In the fourth year, MPhys students will study two major options, and also undertake a substantial project.


Each student works individually on a research problem (either theoretical or experimental), under the supervision of a senior physicist. Topics range over all areas of research in the Department of Physics, and the work is completed by writing a detailed report. The project may produce a result of sufficient importance to justify its publication in a scientific journal. Projects give students valuable experience of open-ended work, solving real problems.

Major options

Astrophysics is concerned with the application of the laws of physics to phenomena throughout the observable Universe. Some of these phenomena present conditions so extreme as to challenge current physical knowledge. The course combines a study of important basic astrophysics with an introduction to topics in the forefront of current research.

Biological physics is the study of the physical process of life. This rapidly growing interdisciplinary field, with links to biochemistry, bioinformatics, medicine and nanotechnology. The course will cover the biological structures and physical mechanisms responsible for fundamental biological processes such as motion, energy generation, information storage, signal transmission and molecular transport. Since much of the knowledge in these areas is due to recent experimental advances, the course will also describe modern techniques for the study of biological molecules and machines at the single-molecule level.

Condensed matter physics is concerned with the study of the fundamental properties of solids at a microscopic level. The interactions between atoms at very high densities give rise to a wealth of new phenomena from high-temperature superconductivity to low-dimensional electron behaviour in semiconductor nanostructures. Many have led to the development of novel technological applications.

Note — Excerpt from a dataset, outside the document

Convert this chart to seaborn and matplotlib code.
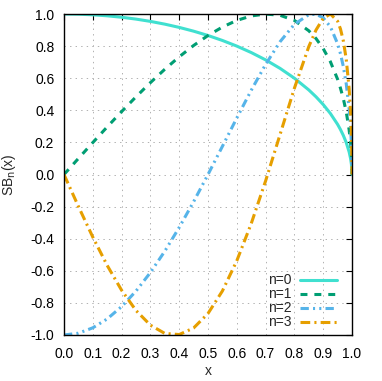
import matplotlib
matplotlib.use("Agg")
import matplotlib.pyplot as plt
import seaborn as sns
import pandas as pd

x_vals = [0.0, 0.05, 0.1, 0.15, 0.2, 0.25, 0.3, 0.35, 0.4, 0.45, 0.5, 0.55, 0.6, 0.65,
          0.7, 0.75, 0.8, 0.85, 0.875, 0.9, 0.925, 0.95, 0.96, 0.97, 0.98, 0.99, 0.995, 0.998, 1.0]
sb0 = [1.0, 0.99875, 0.99499, 0.98869, 0.9798, 0.96825, 0.95394, 0.93675, 0.91652, 0.89303,
       0.86603, 0.83516, 0.8, 0.75993, 0.71414, 0.66144, 0.6, 0.52678, 0.48412, 0.43589,
       0.37997, 0.31225, 0.28, 0.2431, 0.199, 0.14107, 0.09987, 0.06321, 0.0]
sb1 = [0.0, 0.09987, 0.199, 0.29661, 0.39192, 0.48412, 0.57236, 0.65573, 0.73321, 0.80373,
       0.86603, 0.91868, 0.96, 0.98791, 0.9998, 0.99216, 0.96, 0.89553, 0.84721, 0.7846,
       0.70294, 0.59327, 0.5376, 0.47162, 0.39004, 0.27932, 0.19874, 0.12617, 0.0]
sb2 = [-1.0, -0.98876, -0.95519, -0.89971, -0.82303, -0.72619, -0.61052, -0.47774, -0.32995,
       -0.16968, 0.0, 0.17538, 0.352, 0.52435, 0.68557, 0.8268, 0.936, 0.99562, 0.9985,
       0.97639, 0.92048, 0.81497, 0.75219, 0.67183, 0.56548, 0.41198, 0.29563, 0.18862, 0.0]
sb3 = [0.0, -0.19875, -0.39004, -0.56652, -0.72113, -0.84722, -0.93868, -0.99014, -0.99717,
       -0.95643, -0.86603, -0.72575, -0.5376, -0.30625, -0.03999, 0.24804, 0.5376, 0.79702,
       0.90016, 0.9729, 0.99993, 0.95517, 0.90661, 0.83173, 0.71829, 0.5364, 0.38955, 0.25032, 0.0]

labels = ["n=0", "n=1", "n=2", "n=3"]
series = [sb0, sb1, sb2, sb3]
colors = ["#40e0d0", "#009e73", "#56b4e9", "#e69f00"]
dash_styles = ["-", (0, (5, 5)), (0, (6, 3, 1.5, 3, 1.5, 3)), (0, (7, 3, 1.5, 3))]

sns.set_theme(style="white")
plt.rcParams["font.family"] = ["Liberation Sans", "DejaVu Sans"]
plt.rcParams["axes.unicode_minus"] = False
plt.rcParams["lines.scale_dashes"] = False

fig = plt.figure(figsize=(3.82, 3.81), dpi=100)
ax = fig.add_axes([64 / 382, 1 - 335 / 381, (352 - 64) / 382, (335 - 14) / 381])

for lab, ys, col, ls in zip(labels, series, colors, dash_styles):
    df = pd.DataFrame({"x": x_vals, "y": ys})
    sns.lineplot(data=df, x="x", y="y", ax=ax, color=col, linewidth=2.2,
                 linestyle=ls, label=lab, estimator=None, sort=False)

ax.set_xlim(0, 1)
ax.set_ylim(-1, 1)
ax.set_xticks([i / 10 for i in range(11)])
ax.set_yticks([-1 + 0.2 * i for i in range(11)])
ax.set_xticklabels([f"{i / 10:.1f}" for i in range(11)])
ax.set_yticklabels([f"{-1 + 0.2 * i:.1f}" for i in range(11)])
ax.tick_params(direction="in", length=4, width=0.8, top=True, right=True,
               labelsize=10, colors="black")
ax.tick_params(axis="x", pad=9)
ax.tick_params(axis="y", pad=7)
ax.grid(True, linestyle=(0, (1, 3)), color="#b0b0b0", linewidth=0.7)
for s in ax.spines.values():
    s.set_color("black")
    s.set_linewidth(1.0)
ax.set_xlabel("x", fontsize=10, labelpad=2)
ax.set_ylabel(r"SB$_{\rm n}$(x)", fontsize=10, labelpad=9)

leg = ax.legend(loc="lower right", bbox_to_anchor=(0.967, 0.0), frameon=False,
                markerfirst=False, fontsize=10, handlelength=2.65, labelspacing=0.0,
                borderaxespad=0.0, handletextpad=0.6)

fig.savefig("out.png", dpi=100)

Laser science and quantum information processing: the fundamental physics of atoms and molecules underlies research into the quantum nature of matter and radiation as well as much of modern technology. The course covers atomic and molecular structure, physics and applications of lasers and modern optics.

Particle physics considers the nature of matter and forces at the most fundamental level is studied. The subject deals with electrons and neutrinos, and the quarks that make up the proton and neutron, as well as the heavier versions of these four basic particles. The course discusses our theoretical understanding of the way these particles interact through the strong and electroweak interactions and includes recent exciting discoveries, such as the very massive top quark and neutrino masses. It ends with a perspective on future possibilities, particularly the ongoing search for the elusive Higgs boson.

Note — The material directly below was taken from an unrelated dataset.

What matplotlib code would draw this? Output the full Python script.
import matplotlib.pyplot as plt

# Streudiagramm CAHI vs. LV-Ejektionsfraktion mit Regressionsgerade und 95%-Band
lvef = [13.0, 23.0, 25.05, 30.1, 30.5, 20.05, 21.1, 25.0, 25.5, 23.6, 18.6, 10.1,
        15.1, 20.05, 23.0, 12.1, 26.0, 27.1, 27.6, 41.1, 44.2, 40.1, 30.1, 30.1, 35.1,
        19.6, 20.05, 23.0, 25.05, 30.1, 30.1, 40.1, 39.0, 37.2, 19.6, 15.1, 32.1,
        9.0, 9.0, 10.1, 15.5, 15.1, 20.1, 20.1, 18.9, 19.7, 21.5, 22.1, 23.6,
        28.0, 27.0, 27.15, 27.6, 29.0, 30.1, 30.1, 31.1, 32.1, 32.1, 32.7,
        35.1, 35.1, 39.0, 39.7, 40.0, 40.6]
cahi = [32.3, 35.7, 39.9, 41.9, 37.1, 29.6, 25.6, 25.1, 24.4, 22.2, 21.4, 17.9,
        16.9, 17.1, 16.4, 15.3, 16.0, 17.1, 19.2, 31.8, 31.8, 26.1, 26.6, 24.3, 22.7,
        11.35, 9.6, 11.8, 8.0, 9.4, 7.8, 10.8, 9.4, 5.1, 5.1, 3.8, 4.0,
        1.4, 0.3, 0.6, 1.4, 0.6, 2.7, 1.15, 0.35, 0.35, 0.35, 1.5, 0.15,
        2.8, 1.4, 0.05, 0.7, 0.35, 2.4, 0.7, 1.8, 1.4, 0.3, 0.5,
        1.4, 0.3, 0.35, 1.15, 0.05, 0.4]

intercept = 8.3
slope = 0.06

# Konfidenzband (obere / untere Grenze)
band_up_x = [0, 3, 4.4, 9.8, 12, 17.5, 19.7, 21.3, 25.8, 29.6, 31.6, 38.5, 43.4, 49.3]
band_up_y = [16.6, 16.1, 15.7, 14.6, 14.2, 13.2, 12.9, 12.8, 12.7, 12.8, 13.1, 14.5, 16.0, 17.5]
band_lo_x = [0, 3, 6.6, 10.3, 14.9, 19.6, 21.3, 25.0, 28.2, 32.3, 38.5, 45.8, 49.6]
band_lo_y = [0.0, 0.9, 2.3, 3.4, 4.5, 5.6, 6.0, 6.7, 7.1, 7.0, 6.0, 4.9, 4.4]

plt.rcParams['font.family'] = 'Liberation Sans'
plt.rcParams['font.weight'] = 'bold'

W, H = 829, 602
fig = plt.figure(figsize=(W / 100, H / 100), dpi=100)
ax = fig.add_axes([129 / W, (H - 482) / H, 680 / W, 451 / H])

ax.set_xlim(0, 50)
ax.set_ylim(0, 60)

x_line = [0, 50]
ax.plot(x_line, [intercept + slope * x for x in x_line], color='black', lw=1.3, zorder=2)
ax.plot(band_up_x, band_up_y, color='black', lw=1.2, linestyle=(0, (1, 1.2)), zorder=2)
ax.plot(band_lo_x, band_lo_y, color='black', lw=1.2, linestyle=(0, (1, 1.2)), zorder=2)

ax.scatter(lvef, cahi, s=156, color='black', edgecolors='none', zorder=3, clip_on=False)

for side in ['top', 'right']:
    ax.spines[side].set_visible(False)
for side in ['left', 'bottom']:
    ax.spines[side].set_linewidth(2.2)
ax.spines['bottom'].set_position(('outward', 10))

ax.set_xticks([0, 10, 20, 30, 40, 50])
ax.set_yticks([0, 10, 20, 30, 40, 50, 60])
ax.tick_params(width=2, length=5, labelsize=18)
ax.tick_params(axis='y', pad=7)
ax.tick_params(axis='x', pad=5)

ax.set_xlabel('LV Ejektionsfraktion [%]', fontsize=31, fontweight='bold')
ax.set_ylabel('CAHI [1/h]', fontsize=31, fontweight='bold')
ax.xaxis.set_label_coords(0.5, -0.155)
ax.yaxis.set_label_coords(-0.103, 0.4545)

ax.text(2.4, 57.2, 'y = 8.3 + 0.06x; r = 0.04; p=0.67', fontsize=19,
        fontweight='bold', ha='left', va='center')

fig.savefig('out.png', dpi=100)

Physics of atmospheres and oceans: the course shows how physics helps us understand and interpret a wide range of atmospheric and oceanic phenomena. It starts with simple applications of thermodynamics and fluid dynamics to atmospheric behaviour. The greenhouse effect, atmospheric ozone depletion and details of modern space instruments are presented. The current understanding of climate and climate variability is explored.

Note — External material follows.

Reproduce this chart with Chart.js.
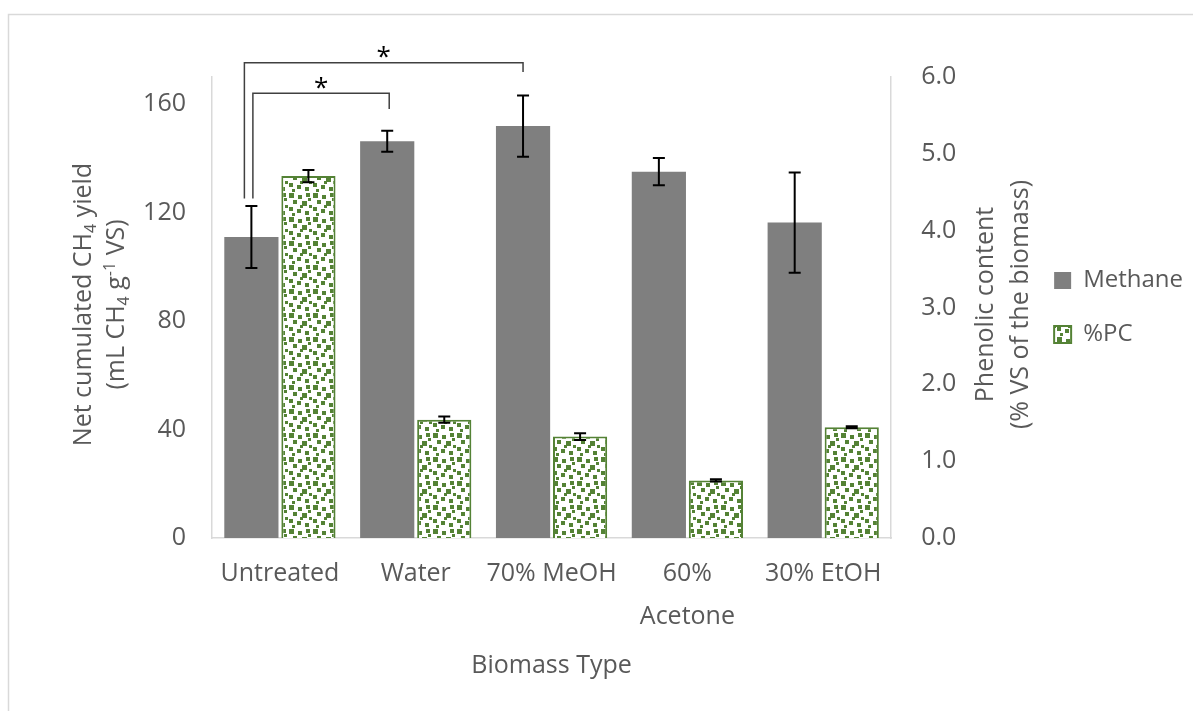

Theoretical physics: modern physics has revealed how fundamental laws are often encoded in beautiful mathematical structures. This course provides an introduction to three areas where this can be explored: classical field theory, including Einstein’s theory of gravitation; advanced quantum mechanics, including Dirac’s relativistic wave equation for the electron; and statistical physics, including the theory of phase transitions.

Fourth year exams (part C)

Two written papers on major options and a project report. The MPhys honours degree classification is made on the combined results from the parts A, B & C exams.